## GIVEN INSTRUCTION
Please write out the lines of the data exactly, beginning with the first and ending with the line containing "0.0062, 0.00609, 0.00574];"; leave the pictures behind.

## INFORMATION SUPPLIED

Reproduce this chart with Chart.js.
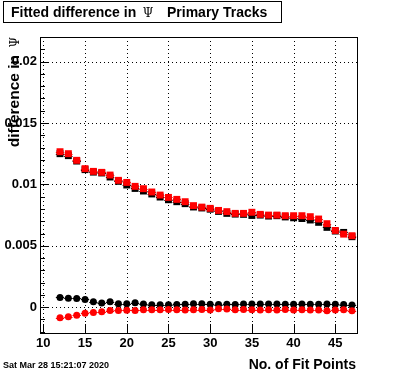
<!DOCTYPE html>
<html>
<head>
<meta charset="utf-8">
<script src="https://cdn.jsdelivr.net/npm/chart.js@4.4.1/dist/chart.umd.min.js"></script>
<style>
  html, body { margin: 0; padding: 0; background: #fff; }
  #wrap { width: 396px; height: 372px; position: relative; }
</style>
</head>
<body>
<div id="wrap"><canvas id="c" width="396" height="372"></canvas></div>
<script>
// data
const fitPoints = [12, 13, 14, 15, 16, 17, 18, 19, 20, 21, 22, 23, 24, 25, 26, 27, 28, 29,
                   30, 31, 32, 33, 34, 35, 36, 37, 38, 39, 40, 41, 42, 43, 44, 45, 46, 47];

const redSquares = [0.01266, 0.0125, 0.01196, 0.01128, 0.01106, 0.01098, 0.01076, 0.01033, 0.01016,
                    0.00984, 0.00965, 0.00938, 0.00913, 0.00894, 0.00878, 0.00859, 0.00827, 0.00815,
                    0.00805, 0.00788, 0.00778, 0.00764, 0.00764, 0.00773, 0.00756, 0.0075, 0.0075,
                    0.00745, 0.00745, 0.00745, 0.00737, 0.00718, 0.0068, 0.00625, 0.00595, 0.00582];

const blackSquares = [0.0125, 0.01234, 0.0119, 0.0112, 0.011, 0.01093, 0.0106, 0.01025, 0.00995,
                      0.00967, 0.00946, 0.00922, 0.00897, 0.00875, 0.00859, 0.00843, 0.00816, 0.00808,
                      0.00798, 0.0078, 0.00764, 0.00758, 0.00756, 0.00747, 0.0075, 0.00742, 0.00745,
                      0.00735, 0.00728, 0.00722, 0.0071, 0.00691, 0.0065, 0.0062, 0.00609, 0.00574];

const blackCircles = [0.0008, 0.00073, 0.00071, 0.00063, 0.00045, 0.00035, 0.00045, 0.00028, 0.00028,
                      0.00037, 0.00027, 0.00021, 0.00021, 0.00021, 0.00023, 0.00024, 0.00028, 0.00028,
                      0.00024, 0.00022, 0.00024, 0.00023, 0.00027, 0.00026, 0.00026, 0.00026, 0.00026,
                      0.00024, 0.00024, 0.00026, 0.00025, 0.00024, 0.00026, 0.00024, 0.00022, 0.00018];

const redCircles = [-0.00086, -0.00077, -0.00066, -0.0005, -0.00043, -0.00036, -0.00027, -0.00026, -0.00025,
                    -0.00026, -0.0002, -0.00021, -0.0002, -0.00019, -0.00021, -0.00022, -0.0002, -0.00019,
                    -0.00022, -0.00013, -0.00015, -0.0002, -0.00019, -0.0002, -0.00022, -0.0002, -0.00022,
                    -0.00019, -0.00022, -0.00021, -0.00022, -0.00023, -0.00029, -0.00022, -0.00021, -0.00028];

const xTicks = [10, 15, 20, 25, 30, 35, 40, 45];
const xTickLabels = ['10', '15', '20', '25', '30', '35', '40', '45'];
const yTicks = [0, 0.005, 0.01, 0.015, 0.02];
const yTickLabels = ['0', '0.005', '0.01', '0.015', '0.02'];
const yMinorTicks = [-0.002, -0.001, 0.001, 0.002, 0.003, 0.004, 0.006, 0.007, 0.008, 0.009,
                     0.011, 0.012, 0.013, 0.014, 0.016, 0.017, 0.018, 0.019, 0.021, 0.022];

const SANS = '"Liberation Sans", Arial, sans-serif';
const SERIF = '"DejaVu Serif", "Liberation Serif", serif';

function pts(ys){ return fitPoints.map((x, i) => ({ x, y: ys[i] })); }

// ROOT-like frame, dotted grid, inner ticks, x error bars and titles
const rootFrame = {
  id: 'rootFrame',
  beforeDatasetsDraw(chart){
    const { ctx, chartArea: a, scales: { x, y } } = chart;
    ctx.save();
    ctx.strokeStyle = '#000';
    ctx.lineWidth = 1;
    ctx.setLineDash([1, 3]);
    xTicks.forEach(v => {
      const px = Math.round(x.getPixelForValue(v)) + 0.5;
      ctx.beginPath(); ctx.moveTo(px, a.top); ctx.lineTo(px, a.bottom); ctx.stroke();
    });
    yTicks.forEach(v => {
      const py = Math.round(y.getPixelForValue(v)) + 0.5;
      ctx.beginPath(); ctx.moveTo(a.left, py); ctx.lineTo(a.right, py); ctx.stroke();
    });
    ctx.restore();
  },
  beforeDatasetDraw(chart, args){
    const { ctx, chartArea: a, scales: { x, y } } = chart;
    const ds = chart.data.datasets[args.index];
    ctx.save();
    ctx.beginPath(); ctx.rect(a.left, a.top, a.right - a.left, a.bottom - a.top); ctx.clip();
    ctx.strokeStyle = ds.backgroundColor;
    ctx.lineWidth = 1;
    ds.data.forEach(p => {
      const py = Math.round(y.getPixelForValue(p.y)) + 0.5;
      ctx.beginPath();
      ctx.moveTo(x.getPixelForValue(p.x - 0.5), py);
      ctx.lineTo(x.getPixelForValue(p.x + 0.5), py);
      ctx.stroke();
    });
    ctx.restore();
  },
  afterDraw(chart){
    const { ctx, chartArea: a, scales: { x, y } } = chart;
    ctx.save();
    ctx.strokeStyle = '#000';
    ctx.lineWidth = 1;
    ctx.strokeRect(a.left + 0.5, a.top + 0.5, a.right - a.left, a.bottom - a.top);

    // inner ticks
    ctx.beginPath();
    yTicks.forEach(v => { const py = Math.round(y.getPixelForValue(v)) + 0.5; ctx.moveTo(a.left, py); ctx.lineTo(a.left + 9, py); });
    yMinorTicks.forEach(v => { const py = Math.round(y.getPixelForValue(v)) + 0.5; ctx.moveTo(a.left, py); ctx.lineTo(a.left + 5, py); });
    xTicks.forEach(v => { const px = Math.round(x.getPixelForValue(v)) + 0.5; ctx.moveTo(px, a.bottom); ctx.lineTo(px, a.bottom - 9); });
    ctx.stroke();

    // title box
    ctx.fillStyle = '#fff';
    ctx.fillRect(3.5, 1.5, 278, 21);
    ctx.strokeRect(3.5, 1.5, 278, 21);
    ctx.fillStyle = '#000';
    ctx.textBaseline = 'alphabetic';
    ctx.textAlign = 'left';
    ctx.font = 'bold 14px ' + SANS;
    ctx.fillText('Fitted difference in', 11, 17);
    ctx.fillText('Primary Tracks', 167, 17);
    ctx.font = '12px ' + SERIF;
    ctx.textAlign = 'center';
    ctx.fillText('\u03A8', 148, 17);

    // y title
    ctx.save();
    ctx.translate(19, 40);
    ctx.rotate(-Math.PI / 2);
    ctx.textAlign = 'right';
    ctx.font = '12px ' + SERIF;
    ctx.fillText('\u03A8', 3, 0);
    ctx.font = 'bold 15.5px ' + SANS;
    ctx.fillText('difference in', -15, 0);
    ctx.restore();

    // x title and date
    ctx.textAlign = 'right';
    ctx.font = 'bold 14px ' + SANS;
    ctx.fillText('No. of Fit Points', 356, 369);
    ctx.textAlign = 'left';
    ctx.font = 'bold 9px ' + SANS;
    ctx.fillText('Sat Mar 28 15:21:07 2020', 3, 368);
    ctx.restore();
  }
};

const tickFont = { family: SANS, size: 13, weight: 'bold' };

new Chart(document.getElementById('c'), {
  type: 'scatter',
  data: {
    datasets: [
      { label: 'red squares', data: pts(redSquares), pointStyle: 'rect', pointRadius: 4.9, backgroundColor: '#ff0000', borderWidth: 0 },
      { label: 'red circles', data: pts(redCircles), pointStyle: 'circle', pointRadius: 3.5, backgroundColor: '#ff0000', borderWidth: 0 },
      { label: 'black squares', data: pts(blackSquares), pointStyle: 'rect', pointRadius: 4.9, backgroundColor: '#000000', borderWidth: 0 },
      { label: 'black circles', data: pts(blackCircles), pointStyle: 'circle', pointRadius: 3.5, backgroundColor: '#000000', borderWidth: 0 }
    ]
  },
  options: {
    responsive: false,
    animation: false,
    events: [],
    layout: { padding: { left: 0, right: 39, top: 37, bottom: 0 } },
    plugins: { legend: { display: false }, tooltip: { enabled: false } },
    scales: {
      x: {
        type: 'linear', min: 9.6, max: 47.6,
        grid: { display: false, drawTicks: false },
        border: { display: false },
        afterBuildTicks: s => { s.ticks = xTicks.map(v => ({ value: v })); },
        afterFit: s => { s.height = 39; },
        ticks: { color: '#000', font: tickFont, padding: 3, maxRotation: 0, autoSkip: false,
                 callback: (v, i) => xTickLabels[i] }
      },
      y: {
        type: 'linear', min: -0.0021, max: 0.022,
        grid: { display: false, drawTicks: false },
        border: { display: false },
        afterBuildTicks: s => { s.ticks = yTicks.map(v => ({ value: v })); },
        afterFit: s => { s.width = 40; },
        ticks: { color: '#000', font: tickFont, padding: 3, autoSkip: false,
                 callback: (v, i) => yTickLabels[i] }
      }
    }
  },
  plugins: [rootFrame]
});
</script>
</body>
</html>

## ANSWER TO THE TASK
Reproduce this chart with Chart.js.
<!DOCTYPE html>
<html>
<head>
<meta charset="utf-8">
<script src="https://cdn.jsdelivr.net/npm/chart.js@4.4.1/dist/chart.umd.min.js"></script>
<style>
  html, body { margin: 0; padding: 0; background: #fff; }
  #wrap { width: 396px; height: 372px; position: relative; }
</style>
</head>
<body>
<div id="wrap"><canvas id="c" width="396" height="372"></canvas></div>
<script>
// data
const fitPoints = [12, 13, 14, 15, 16, 17, 18, 19, 20, 21, 22, 23, 24, 25, 26, 27, 28, 29,
                   30, 31, 32, 33, 34, 35, 36, 37, 38, 39, 40, 41, 42, 43, 44, 45, 46, 47];

const redSquares = [0.01266, 0.0125, 0.01196, 0.01128, 0.01106, 0.01098, 0.01076, 0.01033, 0.01016,
                    0.00984, 0.00965, 0.00938, 0.00913, 0.00894, 0.00878, 0.00859, 0.00827, 0.00815,
                    0.00805, 0.00788, 0.00778, 0.00764, 0.00764, 0.00773, 0.00756, 0.0075, 0.0075,
                    0.00745, 0.00745, 0.00745, 0.00737, 0.00718, 0.0068, 0.00625, 0.00595, 0.00582];

const blackSquares = [0.0125, 0.01234, 0.0119, 0.0112, 0.011, 0.01093, 0.0106, 0.01025, 0.00995,
                      0.00967, 0.00946, 0.00922, 0.00897, 0.00875, 0.00859, 0.00843, 0.00816, 0.00808,
                      0.00798, 0.0078, 0.00764, 0.00758, 0.00756, 0.00747, 0.0075, 0.00742, 0.00745,
                      0.00735, 0.00728, 0.00722, 0.0071, 0.00691, 0.0065, 0.0062, 0.00609, 0.00574];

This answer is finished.